Esta es la nueva era de la posverdad que se puede ejemplificar con el buen caso del otro Donald (Trump). Entre otras posverdades, Trump aseguró que su victoria electoral era la mayor desde la de Ronald Reagan, que la multitud en su investidura fue la más masiva en la historia de los Estados Unidos, que su discurso en la CIA tuvo una ovación de pie por parte de todos los presentes y que el cambio climático es un invento chino para acabar con la economía de los Estados Unidos… al igual que la pandemia vigente.
La posverdad, en su modo Trump, es una manera de imponer una ideología superior por la cual su(s) ejecutor(es) pretenden obligar a otros sobre algo, más allá de que exista la evidencia para ello o no. Los políticos, en este escenario, hacen que la posverdad supere en importancia a las ciudadanías, logrando hacer frente a los acontecimientos y cambiando su dirección sin costo (político) alguno. Chile no fue la excepción cuando se recurrió a la “Chile-zualización” del país en el contexto de la última campaña electoral de Sebastián Piñera.
La noticia falsa se crea con un fin específico. Tiene su propio propósito. No se reduce solo a un hecho noticioso que tiene una información no verdadera, sino que es un invento que se crea con alevosía, deliberadamente.

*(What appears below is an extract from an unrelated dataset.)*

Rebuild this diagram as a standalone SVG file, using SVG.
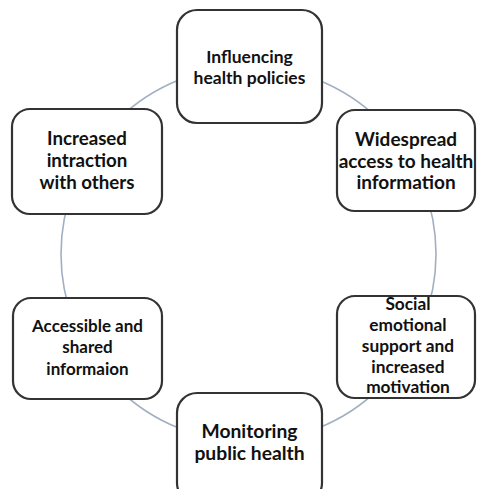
<svg xmlns="http://www.w3.org/2000/svg" width="477" height="489" viewBox="0 0 477 489">
<style>
.box{fill:#fff;stroke:#333;stroke-width:2.2}
.conn{fill:none;stroke:#a2afc2;stroke-width:1.6}
text{font-family:Lato,"Liberation Sans",sans-serif;font-weight:bold;fill:#111;text-anchor:middle}
</style>
<rect width="477" height="489" fill="#fff"/>
<g id="connectors">
<circle class="conn" cx="248.5" cy="254" r="187.5"/>
</g>
<g id="n1">
<rect class="box" x="177" y="10" width="145" height="113" rx="20"/>
<text x="249.5" y="63" font-size="17.5">Influencing</text>
<text x="249.5" y="84" font-size="17.5">health policies</text>
</g>
<g id="n2">
<rect class="box" x="337" y="110" width="138" height="101" rx="18"/>
<text x="406" y="146" font-size="19">Widespread</text>
<text x="406" y="168" font-size="19">access to health</text>
<text x="406" y="189" font-size="19">information</text>
</g>
<g id="n3">
<rect class="box" x="337" y="296" width="138" height="102" rx="18"/>
<text x="408" y="310" font-size="17.3">Social</text>
<text x="408" y="331" font-size="17.3">emotional</text>
<text x="408" y="352" font-size="17.3">support and</text>
<text x="408" y="373" font-size="17.3">increased</text>
<text x="408" y="393" font-size="17.3">motivation</text>
</g>
<g id="n4">
<rect class="box" x="177" y="393" width="145" height="110" rx="20"/>
<text x="249.5" y="438" font-size="19.3">Monitoring</text>
<text x="249.5" y="460" font-size="19.3">public health</text>
</g>
<g id="n5">
<rect class="box" x="13" y="298" width="149" height="101" rx="18"/>
<text x="87.5" y="332" font-size="17">Accessible and</text>
<text x="87.5" y="353" font-size="17">shared</text>
<text x="87.5" y="375" font-size="17">informaion</text>
</g>
<g id="n6">
<rect class="box" x="12" y="109" width="150" height="105" rx="18"/>
<text x="87" y="145" font-size="18.7">Increased</text>
<text x="87" y="167" font-size="18.7">intraction</text>
<text x="87" y="189" font-size="18.7">with others</text>
</g>
</svg>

El problema de todas estas formas de difundir hechos es que no solo pueden acarrear consecuencias políticas, sino que también pueden afectar directamente a los ecosistemas sociales de países o poblaciones por completo. Una muestra: cerca de un mes después de las elecciones en Estados Unidos, un hombre sin control ingresó a una pizzería en Washington D.C. y sacó su escopeta. Sostenía que había sabido que Bill y Hillary Clinton participaban de una red de esclavitud sexual infantil comandada desde ese lugar de comida rápida.
Al mismo tiempo, en Chile y también después de las elecciones, Piñera no pudo lidiar con una desazón inmensa de su población que optó por salir a las calles aburrida de históricos abusos que se pueden vislumbrar desde el proyecto de Dorfman y Mattelart sobre el Pato Donald hasta nuestros días de Piñera-Donald Trump y que, junto al “Chilezuela” que ejemplifica estas últimas líneas, se apestó de tanto abuso, aprovechamiento e invisibilidad colectiva.
El exceso de imágenes simuladas lanzó a los chilenos a las calles para reventar, para estallar socialmente, para hacer que esa irrealidad busque otros horizontes que los de una sociedad construida por las verdades impostadas del Pato Donald y su familia y las posverdades de Donald Trump y sus amigos.
Falsedades que terminan sobrecolonizando –como una gran mentira– el acervo cultural del país y del mundo, coronado, en estos momentos, con el ya inevitable abismo de una pandemia que obliga al encierro y que, en esta pausa, lleva a revivir el más esperanzador de los “realismos” (mágicos) al leer/escuchar/ver la puesta en escena de “La Peste del Insomnio” (Aranguibel, 2020)[1], invitada por la “Fundación Gabo” e inspirada en increíblemente contingentes pasajes del Macondo de Cien años de Soledad.